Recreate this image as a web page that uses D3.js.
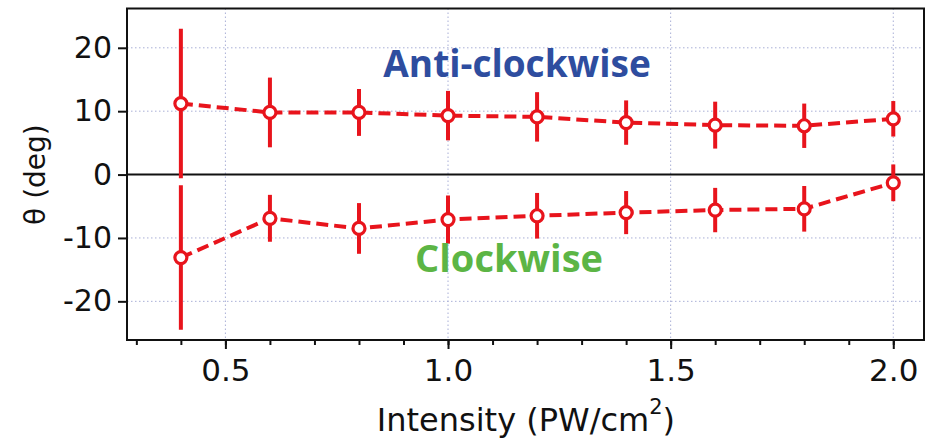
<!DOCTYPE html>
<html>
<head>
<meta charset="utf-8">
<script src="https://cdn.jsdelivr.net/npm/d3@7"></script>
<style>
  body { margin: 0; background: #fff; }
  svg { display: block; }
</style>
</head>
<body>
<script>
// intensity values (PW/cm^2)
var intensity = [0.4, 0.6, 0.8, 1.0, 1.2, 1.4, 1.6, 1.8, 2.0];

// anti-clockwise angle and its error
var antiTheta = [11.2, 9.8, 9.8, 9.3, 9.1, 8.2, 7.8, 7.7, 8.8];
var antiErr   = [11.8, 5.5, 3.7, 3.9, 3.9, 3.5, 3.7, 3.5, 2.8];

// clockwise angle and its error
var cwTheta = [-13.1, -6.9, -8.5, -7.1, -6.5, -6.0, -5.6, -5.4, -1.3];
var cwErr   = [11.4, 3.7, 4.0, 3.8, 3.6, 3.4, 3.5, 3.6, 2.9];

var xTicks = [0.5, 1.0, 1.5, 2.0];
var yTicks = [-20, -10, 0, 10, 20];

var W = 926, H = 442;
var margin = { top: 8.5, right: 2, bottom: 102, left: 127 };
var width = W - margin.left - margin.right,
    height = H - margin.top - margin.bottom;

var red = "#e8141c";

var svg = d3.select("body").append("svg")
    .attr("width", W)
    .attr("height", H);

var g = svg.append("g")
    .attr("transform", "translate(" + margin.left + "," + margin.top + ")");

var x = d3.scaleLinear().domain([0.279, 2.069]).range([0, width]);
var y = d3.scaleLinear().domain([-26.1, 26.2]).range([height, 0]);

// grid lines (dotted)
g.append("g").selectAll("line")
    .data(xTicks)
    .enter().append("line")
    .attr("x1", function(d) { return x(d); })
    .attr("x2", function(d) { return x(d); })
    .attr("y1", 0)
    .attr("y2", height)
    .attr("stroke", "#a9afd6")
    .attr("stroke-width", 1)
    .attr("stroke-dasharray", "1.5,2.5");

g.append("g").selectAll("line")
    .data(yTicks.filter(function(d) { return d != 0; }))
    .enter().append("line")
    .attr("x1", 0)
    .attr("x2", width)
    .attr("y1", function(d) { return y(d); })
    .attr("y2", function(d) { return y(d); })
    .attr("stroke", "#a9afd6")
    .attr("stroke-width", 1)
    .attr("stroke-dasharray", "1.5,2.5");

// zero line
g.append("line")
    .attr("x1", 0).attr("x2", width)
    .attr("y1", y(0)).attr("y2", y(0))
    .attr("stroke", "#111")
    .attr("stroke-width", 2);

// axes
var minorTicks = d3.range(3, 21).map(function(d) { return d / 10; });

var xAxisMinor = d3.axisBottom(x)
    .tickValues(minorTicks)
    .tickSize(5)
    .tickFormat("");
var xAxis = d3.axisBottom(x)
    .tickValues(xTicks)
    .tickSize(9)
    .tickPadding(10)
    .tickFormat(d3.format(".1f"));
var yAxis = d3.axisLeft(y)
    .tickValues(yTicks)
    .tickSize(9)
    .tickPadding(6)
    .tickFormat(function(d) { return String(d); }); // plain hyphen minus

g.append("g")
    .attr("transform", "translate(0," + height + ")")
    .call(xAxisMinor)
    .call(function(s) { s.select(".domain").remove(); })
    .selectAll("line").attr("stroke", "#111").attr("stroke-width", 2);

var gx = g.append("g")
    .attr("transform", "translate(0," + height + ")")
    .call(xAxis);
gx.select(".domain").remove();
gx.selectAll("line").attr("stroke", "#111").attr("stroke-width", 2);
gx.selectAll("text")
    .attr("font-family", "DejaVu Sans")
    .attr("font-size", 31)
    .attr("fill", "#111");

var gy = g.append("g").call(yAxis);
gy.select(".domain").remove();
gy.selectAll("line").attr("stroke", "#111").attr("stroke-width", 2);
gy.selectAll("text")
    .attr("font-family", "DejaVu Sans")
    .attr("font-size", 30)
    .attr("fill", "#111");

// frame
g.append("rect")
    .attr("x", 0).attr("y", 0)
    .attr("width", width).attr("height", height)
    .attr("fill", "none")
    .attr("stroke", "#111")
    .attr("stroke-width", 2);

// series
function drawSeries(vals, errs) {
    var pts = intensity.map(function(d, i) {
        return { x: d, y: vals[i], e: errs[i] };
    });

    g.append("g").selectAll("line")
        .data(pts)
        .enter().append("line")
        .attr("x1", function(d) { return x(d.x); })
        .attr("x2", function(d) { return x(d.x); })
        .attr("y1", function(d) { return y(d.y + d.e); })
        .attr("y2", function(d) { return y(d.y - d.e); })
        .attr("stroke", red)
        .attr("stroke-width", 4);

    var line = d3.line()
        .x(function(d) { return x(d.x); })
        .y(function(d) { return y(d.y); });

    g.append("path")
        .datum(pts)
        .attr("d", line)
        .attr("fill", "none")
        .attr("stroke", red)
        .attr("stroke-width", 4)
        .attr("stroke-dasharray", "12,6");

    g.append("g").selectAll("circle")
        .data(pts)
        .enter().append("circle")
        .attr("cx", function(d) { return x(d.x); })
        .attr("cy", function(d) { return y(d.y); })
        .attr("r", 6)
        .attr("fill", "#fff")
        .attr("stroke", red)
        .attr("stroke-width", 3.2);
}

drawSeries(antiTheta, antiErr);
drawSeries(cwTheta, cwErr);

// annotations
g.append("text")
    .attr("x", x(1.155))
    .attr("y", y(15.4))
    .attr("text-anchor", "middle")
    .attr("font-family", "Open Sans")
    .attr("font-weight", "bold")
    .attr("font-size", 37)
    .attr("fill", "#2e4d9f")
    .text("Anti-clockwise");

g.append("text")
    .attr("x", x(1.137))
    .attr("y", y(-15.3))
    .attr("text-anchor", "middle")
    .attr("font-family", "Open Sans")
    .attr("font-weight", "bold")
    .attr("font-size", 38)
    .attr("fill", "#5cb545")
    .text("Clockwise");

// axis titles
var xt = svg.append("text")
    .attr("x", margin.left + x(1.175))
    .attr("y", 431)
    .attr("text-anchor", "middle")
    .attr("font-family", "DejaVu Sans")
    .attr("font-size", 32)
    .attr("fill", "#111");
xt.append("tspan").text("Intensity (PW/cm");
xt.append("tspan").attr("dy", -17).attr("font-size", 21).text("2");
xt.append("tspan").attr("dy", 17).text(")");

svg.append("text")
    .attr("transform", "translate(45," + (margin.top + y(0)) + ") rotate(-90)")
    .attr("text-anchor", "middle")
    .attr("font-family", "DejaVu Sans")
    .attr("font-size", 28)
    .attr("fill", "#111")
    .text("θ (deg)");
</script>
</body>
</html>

GIVEN INSTRUCTION:
From the top of the listing above, repeat each line exactly until you reach the line containing "height = H - margin.top - margin.bottom;", and repeat that one too. Leave the pictures out.

TASK OUTPUT:
Recreate this image as a web page that uses D3.js.
<!DOCTYPE html>
<html>
<head>
<meta charset="utf-8">
<script src="https://cdn.jsdelivr.net/npm/d3@7"></script>
<style>
  body { margin: 0; background: #fff; }
  svg { display: block; }
</style>
</head>
<body>
<script>
// intensity values (PW/cm^2)
var intensity = [0.4, 0.6, 0.8, 1.0, 1.2, 1.4, 1.6, 1.8, 2.0];

// anti-clockwise angle and its error
var antiTheta = [11.2, 9.8, 9.8, 9.3, 9.1, 8.2, 7.8, 7.7, 8.8];
var antiErr   = [11.8, 5.5, 3.7, 3.9, 3.9, 3.5, 3.7, 3.5, 2.8];

// clockwise angle and its error
var cwTheta = [-13.1, -6.9, -8.5, -7.1, -6.5, -6.0, -5.6, -5.4, -1.3];
var cwErr   = [11.4, 3.7, 4.0, 3.8, 3.6, 3.4, 3.5, 3.6, 2.9];

var xTicks = [0.5, 1.0, 1.5, 2.0];
var yTicks = [-20, -10, 0, 10, 20];

var W = 926, H = 442;
var margin = { top: 8.5, right: 2, bottom: 102, left: 127 };
var width = W - margin.left - margin.right,
    height = H - margin.top - margin.bottom;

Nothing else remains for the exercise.